START

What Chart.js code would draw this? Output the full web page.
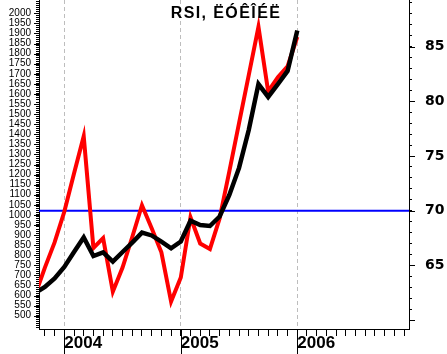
<!DOCTYPE html>
<html><head><meta charset="utf-8">
<script src="https://cdn.jsdelivr.net/npm/chart.js@4.4.0/dist/chart.umd.min.js"></script>
<style>html,body{margin:0;padding:0;background:#fff;overflow:hidden}</style>
</head><body>
<canvas id="c" width="447" height="354"></canvas>
<script>
const titleText = 'RSI, ËÓÊÎÉË';
// month index: 0 = Jan 2004
const months = [-3,-2,-1,0,1,2,3,4,5,6,7,8,9,10,11,12,13,14,15,16,17,18,19,20,21,22,23,24];
const priceSeries = [613,643,685,742,816,888,796,814,768,816,863,912,898,867,834,868,971,950,945,992,1099,1233,1421,1649,1585,1649,1714,1915];
const rsiSeries = [62.3,64.8,67.1,69.9,73.4,76.8,66.6,67.5,62.6,64.8,67.6,70.5,68.4,66.2,61.7,63.9,69.4,67.0,66.5,69.3,73.6,78.0,82.4,86.8,80.9,82.2,83.2,85.9];
const overboughtLevel = 70;
const yearTicks = [0,12,24];
const yearLabels = ['2004','2005','2006'];
const priceLabelValues = [500,550,600,650,700,750,800,850,900,950,1000,1050,1100,1150,1200,1250,1300,1350,1400,1450,1500,1550,1600,1650,1700,1750,1800,1850,1900,1950,2000];
const rsiLabelValues = [65,70,75,80,85];

const X_MIN = -2.606, X_MAX = 35.507;
const L_MIN = 434, L_MAX = 2066;
const R_MIN = 59.19, R_MAX = 89.26;

const extras = {
  id: 'extras',
  afterDraw(chart) {
    const {ctx, chartArea, scales} = chart;
    ctx.save();
    ctx.strokeStyle = '#000';
    ctx.lineWidth = 1;
    ctx.beginPath();
    yearTicks.forEach(v => {
      const px = Math.round(scales.x.getPixelForValue(v)) + 0.5;
      ctx.moveTo(px, chartArea.bottom);
      ctx.lineTo(px, chart.height);
    });
    priceLabelValues.forEach(v => {
      const py = Math.round(scales.yL.getPixelForValue(v)) + 0.5;
      ctx.moveTo(chartArea.left - 5, py);
      ctx.lineTo(chartArea.left, py);
    });
    [60,65,70,75,80,85].forEach(v => {
      const py = Math.round(scales.yR.getPixelForValue(v)) + 0.5;
      ctx.moveTo(chartArea.right, py);
      ctx.lineTo(chartArea.right + 6, py);
    });
    ctx.stroke();
    ctx.fillStyle = '#000';
    ctx.font = 'bold 16px "Liberation Sans", Arial, sans-serif';
    try { ctx.letterSpacing = '1.4px'; } catch(e) {}
    ctx.textAlign = 'center';
    ctx.textBaseline = 'alphabetic';
    ctx.fillText(titleText, 226, 18);
    ctx.restore();
  }
};

const rangeTicks = (a, b, s) => { const t = []; for (let v = a; v <= b + 1e-9; v += s) t.push({value: v}); return t; };

new Chart(document.getElementById('c'), {
  type: 'line',
  data: {
    datasets: [
      {
        label: 'price', data: priceSeries.map((v, i) => ({x: months[i], y: v})),
        yAxisID: 'yL', borderColor: '#000000', borderWidth: 4.5, pointRadius: 0, tension: 0, clip: 0, order: 0
      },
      {
        label: 'rsi', data: rsiSeries.map((v, i) => ({x: months[i], y: v})),
        yAxisID: 'yR', borderColor: '#ff0000', borderWidth: 4, pointRadius: 0, tension: 0, clip: 0, order: 1
      },
      {
        label: 'level', data: [{x: X_MIN, y: overboughtLevel}, {x: X_MAX, y: overboughtLevel}],
        yAxisID: 'yR', borderColor: '#0000ff', borderWidth: 2, pointRadius: 0, tension: 0, clip: 0, order: 2
      }
    ]
  },
  options: {
    responsive: false, animation: false, devicePixelRatio: 1,
    layout: {padding: 0},
    plugins: {legend: {display: false}, tooltip: {enabled: false}, title: {display: false}},
    scales: {
      x: {
        type: 'linear', position: 'bottom', min: X_MIN, max: X_MAX,
        afterBuildTicks: s => { s.ticks = rangeTicks(-2, 35, 1); },
        afterFit: s => { s.height = 25; s.paddingLeft = 0; s.paddingRight = 0; },
        ticks: {
          autoSkip: false, maxRotation: 0, minRotation: 0, align: 'start', padding: -1,
          color: '#000', font: {family: '"Liberation Sans", Arial, sans-serif', size: 17, weight: 'bold', lineHeight: 1},
          callback: v => { const i = yearTicks.indexOf(v); return i >= 0 ? yearLabels[i] : ''; }
        },
        grid: {
          drawOnChartArea: true, drawTicks: true, tickLength: 7,
          color: c => (c.tick && yearTicks.includes(c.tick.value)) ? '#bdbdbd' : 'rgba(0,0,0,0)',
          tickColor: '#000', lineWidth: 1
        },
        border: {display: true, color: '#000', width: 1, dash: [4, 3]}
      },
      yL: {
        type: 'linear', position: 'left', min: L_MIN, max: L_MAX,
        afterBuildTicks: s => { s.ticks = rangeTicks(440, 2060, 10); },
        afterFit: s => { s.width = 39; s.paddingTop = 0; s.paddingBottom = 0; },
        ticks: {
          autoSkip: false, padding: 5,
          color: '#000', font: {family: '"Liberation Sans", Arial, sans-serif', size: 10},
          callback: v => priceLabelValues.includes(v) ? String(v) : ''
        },
        grid: {drawOnChartArea: false, drawTicks: true, tickLength: 3, tickColor: '#000'},
        border: {display: true, color: '#000', width: 1}
      },
      yR: {
        type: 'linear', position: 'right', min: R_MIN, max: R_MAX,
        afterBuildTicks: s => { s.ticks = rangeTicks(60, 89, 1); },
        afterFit: s => { s.width = 38; s.paddingTop = 0; s.paddingBottom = 0; },
        ticks: {
          autoSkip: false, padding: 13,
          color: '#000', font: {family: '"DejaVu Sans", sans-serif', size: 14, weight: 'bold'},
          callback: v => rsiLabelValues.includes(v) ? String(v) : ''
        },
        grid: {drawOnChartArea: false, drawTicks: true, tickLength: 3, tickColor: '#000'},
        border: {display: true, color: '#000', width: 1}
      }
    }
  },
  plugins: [extras]
});
</script>
</body></html>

END

▶ WHAT TO DO
Copy out each line exactly, without the pictures.

▶ THE RESPONSE
What Chart.js code would draw this? Output the full web page.
<!DOCTYPE html>
<html><head><meta charset="utf-8">
<script src="https://cdn.jsdelivr.net/npm/chart.js@4.4.0/dist/chart.umd.min.js"></script>
<style>html,body{margin:0;padding:0;background:#fff;overflow:hidden}</style>
</head><body>
<canvas id="c" width="447" height="354"></canvas>
<script>
const titleText = 'RSI, ËÓÊÎÉË';
// month index: 0 = Jan 2004
const months = [-3,-2,-1,0,1,2,3,4,5,6,7,8,9,10,11,12,13,14,15,16,17,18,19,20,21,22,23,24];
const priceSeries = [613,643,685,742,816,888,796,814,768,816,863,912,898,867,834,868,971,950,945,992,1099,1233,1421,1649,1585,1649,1714,1915];
const rsiSeries = [62.3,64.8,67.1,69.9,73.4,76.8,66.6,67.5,62.6,64.8,67.6,70.5,68.4,66.2,61.7,63.9,69.4,67.0,66.5,69.3,73.6,78.0,82.4,86.8,80.9,82.2,83.2,85.9];
const overboughtLevel = 70;
const yearTicks = [0,12,24];
const yearLabels = ['2004','2005','2006'];
const priceLabelValues = [500,550,600,650,700,750,800,850,900,950,1000,1050,1100,1150,1200,1250,1300,1350,1400,1450,1500,1550,1600,1650,1700,1750,1800,1850,1900,1950,2000];
const rsiLabelValues = [65,70,75,80,85];

const X_MIN = -2.606, X_MAX = 35.507;
const L_MIN = 434, L_MAX = 2066;
const R_MIN = 59.19, R_MAX = 89.26;

const extras = {
  id: 'extras',
  afterDraw(chart) {
    const {ctx, chartArea, scales} = chart;
    ctx.save();
    ctx.strokeStyle = '#000';
    ctx.lineWidth = 1;
    ctx.beginPath();
    yearTicks.forEach(v => {
      const px = Math.round(scales.x.getPixelForValue(v)) + 0.5;
      ctx.moveTo(px, chartArea.bottom);
      ctx.lineTo(px, chart.height);
    });
    priceLabelValues.forEach(v => {
      const py = Math.round(scales.yL.getPixelForValue(v)) + 0.5;
      ctx.moveTo(chartArea.left - 5, py);
      ctx.lineTo(chartArea.left, py);
    });
    [60,65,70,75,80,85].forEach(v => {
      const py = Math.round(scales.yR.getPixelForValue(v)) + 0.5;
      ctx.moveTo(chartArea.right, py);
      ctx.lineTo(chartArea.right + 6, py);
    });
    ctx.stroke();
    ctx.fillStyle = '#000';
    ctx.font = 'bold 16px "Liberation Sans", Arial, sans-serif';
    try { ctx.letterSpacing = '1.4px'; } catch(e) {}
    ctx.textAlign = 'center';
    ctx.textBaseline = 'alphabetic';
    ctx.fillText(titleText, 226, 18);
    ctx.restore();
  }
};

const rangeTicks = (a, b, s) => { const t = []; for (let v = a; v <= b + 1e-9; v += s) t.push({value: v}); return t; };

new Chart(document.getElementById('c'), {
  type: 'line',
  data: {
    datasets: [
      {
        label: 'price', data: priceSeries.map((v, i) => ({x: months[i], y: v})),
        yAxisID: 'yL', borderColor: '#000000', borderWidth: 4.5, pointRadius: 0, tension: 0, clip: 0, order: 0
      },
      {
        label: 'rsi', data: rsiSeries.map((v, i) => ({x: months[i], y: v})),
        yAxisID: 'yR', borderColor: '#ff0000', borderWidth: 4, pointRadius: 0, tension: 0, clip: 0, order: 1
      },
      {
        label: 'level', data: [{x: X_MIN, y: overboughtLevel}, {x: X_MAX, y: overboughtLevel}],
        yAxisID: 'yR', borderColor: '#0000ff', borderWidth: 2, pointRadius: 0, tension: 0, clip: 0, order: 2
      }
    ]
  },
  options: {
    responsive: false, animation: false, devicePixelRatio: 1,
    layout: {padding: 0},
    plugins: {legend: {display: false}, tooltip: {enabled: false}, title: {display: false}},
    scales: {
      x: {
        type: 'linear', position: 'bottom', min: X_MIN, max: X_MAX,
        afterBuildTicks: s => { s.ticks = rangeTicks(-2, 35, 1); },
        afterFit: s => { s.height = 25; s.paddingLeft = 0; s.paddingRight = 0; },
        ticks: {
          autoSkip: false, maxRotation: 0, minRotation: 0, align: 'start', padding: -1,
          color: '#000', font: {family: '"Liberation Sans", Arial, sans-serif', size: 17, weight: 'bold', lineHeight: 1},
          callback: v => { const i = yearTicks.indexOf(v); return i >= 0 ? yearLabels[i] : ''; }
        },
        grid: {
          drawOnChartArea: true, drawTicks: true, tickLength: 7,
          color: c => (c.tick && yearTicks.includes(c.tick.value)) ? '#bdbdbd' : 'rgba(0,0,0,0)',
          tickColor: '#000', lineWidth: 1
        },
        border: {display: true, color: '#000', width: 1, dash: [4, 3]}
      },
      yL: {
        type: 'linear', position: 'left', min: L_MIN, max: L_MAX,
        afterBuildTicks: s => { s.ticks = rangeTicks(440, 2060, 10); },
        afterFit: s => { s.width = 39; s.paddingTop = 0; s.paddingBottom = 0; },
        ticks: {
          autoSkip: false, padding: 5,
          color: '#000', font: {family: '"Liberation Sans", Arial, sans-serif', size: 10},
          callback: v => priceLabelValues.includes(v) ? String(v) : ''
        },
        grid: {drawOnChartArea: false, drawTicks: true, tickLength: 3, tickColor: '#000'},
        border: {display: true, color: '#000', width: 1}
      },
      yR: {
        type: 'linear', position: 'right', min: R_MIN, max: R_MAX,
        afterBuildTicks: s => { s.ticks = rangeTicks(60, 89, 1); },
        afterFit: s => { s.width = 38; s.paddingTop = 0; s.paddingBottom = 0; },
        ticks: {
          autoSkip: false, padding: 13,
          color: '#000', font: {family: '"DejaVu Sans", sans-serif', size: 14, weight: 'bold'},
          callback: v => rsiLabelValues.includes(v) ? String(v) : ''
        },
        grid: {drawOnChartArea: false, drawTicks: true, tickLength: 3, tickColor: '#000'},
        border: {display: true, color: '#000', width: 1}
      }
    }
  },
  plugins: [extras]
});
</script>
</body></html>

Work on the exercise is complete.